* Required task:
Leaving out every picture, copy the lines of the data exactly, from the first through the line containing "const toXY = vals".

* * * *

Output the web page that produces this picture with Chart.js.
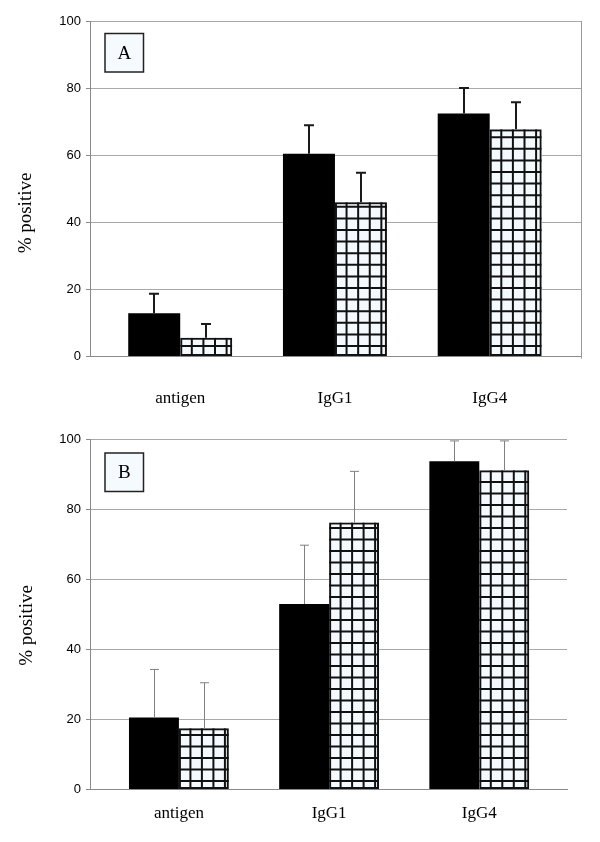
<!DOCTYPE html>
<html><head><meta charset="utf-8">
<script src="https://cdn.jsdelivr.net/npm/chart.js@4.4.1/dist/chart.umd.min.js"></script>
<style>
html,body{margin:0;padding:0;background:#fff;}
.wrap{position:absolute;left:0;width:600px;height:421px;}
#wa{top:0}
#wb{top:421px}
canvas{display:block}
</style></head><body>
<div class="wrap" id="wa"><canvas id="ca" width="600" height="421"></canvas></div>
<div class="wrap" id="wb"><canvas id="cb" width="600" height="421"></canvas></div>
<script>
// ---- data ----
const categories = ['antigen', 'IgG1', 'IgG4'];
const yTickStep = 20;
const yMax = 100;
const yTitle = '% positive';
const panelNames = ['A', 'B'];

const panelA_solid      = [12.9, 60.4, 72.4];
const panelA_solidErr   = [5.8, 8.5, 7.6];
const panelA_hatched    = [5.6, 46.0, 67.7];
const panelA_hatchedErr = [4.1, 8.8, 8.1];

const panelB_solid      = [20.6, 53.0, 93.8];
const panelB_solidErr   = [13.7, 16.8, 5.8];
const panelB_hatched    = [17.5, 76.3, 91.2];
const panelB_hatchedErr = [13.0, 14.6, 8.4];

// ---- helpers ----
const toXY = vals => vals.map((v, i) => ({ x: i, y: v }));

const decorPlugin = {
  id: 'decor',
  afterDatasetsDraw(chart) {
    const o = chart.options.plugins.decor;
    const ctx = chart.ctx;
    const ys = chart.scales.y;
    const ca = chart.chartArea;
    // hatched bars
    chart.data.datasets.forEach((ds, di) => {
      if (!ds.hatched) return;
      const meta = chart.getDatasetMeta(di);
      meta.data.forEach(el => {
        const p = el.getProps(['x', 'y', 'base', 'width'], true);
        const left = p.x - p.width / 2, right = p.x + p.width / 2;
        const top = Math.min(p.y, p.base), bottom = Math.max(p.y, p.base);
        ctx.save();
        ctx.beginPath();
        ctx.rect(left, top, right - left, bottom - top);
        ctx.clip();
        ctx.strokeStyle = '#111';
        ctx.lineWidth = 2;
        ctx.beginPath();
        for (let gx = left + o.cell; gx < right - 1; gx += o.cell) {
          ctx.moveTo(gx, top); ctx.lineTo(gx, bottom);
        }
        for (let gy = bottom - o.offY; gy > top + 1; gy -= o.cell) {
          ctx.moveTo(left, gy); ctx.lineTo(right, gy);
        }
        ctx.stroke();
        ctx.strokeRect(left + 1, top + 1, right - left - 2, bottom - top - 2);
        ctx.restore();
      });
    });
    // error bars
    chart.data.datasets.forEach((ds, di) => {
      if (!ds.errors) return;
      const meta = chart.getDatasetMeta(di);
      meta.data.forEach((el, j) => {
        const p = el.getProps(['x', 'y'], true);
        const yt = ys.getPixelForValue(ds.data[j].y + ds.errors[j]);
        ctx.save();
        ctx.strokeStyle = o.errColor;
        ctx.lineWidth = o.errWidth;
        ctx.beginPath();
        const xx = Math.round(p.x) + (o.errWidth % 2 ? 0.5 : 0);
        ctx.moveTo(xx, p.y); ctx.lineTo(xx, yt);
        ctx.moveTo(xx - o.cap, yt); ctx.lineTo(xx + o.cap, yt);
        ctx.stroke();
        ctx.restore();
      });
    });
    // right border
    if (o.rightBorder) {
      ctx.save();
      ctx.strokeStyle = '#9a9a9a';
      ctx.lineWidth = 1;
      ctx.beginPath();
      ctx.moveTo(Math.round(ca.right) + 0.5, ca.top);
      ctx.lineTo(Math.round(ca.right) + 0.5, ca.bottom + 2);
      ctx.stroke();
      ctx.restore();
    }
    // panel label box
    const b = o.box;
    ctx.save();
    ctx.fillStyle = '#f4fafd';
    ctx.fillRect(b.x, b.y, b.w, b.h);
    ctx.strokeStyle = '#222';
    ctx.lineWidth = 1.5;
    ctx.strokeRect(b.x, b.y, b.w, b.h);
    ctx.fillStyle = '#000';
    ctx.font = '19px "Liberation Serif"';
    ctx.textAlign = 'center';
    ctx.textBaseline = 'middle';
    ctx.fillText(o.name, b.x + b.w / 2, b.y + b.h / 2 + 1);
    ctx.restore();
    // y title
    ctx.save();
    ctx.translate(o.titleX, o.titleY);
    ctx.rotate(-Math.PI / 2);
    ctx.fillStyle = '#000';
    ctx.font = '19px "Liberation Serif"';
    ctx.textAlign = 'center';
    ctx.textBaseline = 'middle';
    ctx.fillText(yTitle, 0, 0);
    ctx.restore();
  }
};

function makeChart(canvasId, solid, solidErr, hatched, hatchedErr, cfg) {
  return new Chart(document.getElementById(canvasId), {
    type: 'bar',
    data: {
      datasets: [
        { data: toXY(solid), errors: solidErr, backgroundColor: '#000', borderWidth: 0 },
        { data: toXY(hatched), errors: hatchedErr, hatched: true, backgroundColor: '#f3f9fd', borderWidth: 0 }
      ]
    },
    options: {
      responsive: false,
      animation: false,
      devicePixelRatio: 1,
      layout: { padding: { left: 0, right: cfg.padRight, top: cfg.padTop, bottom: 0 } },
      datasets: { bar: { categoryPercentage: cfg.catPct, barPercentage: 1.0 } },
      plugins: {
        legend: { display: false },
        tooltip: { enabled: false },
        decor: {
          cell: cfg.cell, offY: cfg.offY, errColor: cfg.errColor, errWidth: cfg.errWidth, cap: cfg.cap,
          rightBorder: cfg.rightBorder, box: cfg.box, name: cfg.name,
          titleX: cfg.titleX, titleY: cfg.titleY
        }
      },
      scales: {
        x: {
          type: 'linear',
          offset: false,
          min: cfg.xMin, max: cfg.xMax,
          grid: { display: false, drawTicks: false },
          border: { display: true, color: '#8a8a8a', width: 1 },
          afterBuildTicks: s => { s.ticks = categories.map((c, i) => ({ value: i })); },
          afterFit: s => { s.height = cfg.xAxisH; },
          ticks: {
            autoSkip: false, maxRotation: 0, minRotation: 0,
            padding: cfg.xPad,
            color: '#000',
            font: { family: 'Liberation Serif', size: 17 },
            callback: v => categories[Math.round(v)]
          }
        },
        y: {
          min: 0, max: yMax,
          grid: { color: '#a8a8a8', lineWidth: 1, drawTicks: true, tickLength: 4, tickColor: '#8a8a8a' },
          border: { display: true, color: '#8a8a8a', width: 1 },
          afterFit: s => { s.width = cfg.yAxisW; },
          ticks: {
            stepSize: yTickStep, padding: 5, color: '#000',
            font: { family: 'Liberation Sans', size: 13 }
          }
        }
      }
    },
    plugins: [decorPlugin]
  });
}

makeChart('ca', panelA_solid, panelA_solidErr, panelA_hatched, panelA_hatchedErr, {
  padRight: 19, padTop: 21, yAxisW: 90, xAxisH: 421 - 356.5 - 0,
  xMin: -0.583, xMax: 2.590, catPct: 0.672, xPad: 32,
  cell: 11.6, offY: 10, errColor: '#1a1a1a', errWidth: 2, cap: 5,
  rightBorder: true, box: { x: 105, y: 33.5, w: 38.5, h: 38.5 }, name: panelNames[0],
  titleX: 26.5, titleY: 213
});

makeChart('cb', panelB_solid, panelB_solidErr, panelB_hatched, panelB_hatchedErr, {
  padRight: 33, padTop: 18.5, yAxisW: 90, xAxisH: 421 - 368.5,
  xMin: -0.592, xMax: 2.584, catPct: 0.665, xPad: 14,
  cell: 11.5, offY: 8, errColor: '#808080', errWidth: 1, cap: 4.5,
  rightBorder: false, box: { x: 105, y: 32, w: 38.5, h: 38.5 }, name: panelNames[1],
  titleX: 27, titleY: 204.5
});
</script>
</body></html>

* * * *

* Completed exercise:
Output the web page that produces this picture with Chart.js.
<!DOCTYPE html>
<html><head><meta charset="utf-8">
<script src="https://cdn.jsdelivr.net/npm/chart.js@4.4.1/dist/chart.umd.min.js"></script>
<style>
html,body{margin:0;padding:0;background:#fff;}
.wrap{position:absolute;left:0;width:600px;height:421px;}
#wa{top:0}
#wb{top:421px}
canvas{display:block}
</style></head><body>
<div class="wrap" id="wa"><canvas id="ca" width="600" height="421"></canvas></div>
<div class="wrap" id="wb"><canvas id="cb" width="600" height="421"></canvas></div>
<script>
// ---- data ----
const categories = ['antigen', 'IgG1', 'IgG4'];
const yTickStep = 20;
const yMax = 100;
const yTitle = '% positive';
const panelNames = ['A', 'B'];

const panelA_solid      = [12.9, 60.4, 72.4];
const panelA_solidErr   = [5.8, 8.5, 7.6];
const panelA_hatched    = [5.6, 46.0, 67.7];
const panelA_hatchedErr = [4.1, 8.8, 8.1];

const panelB_solid      = [20.6, 53.0, 93.8];
const panelB_solidErr   = [13.7, 16.8, 5.8];
const panelB_hatched    = [17.5, 76.3, 91.2];
const panelB_hatchedErr = [13.0, 14.6, 8.4];

// ---- helpers ----
const toXY = vals => vals.map((v, i) => ({ x: i, y: v }));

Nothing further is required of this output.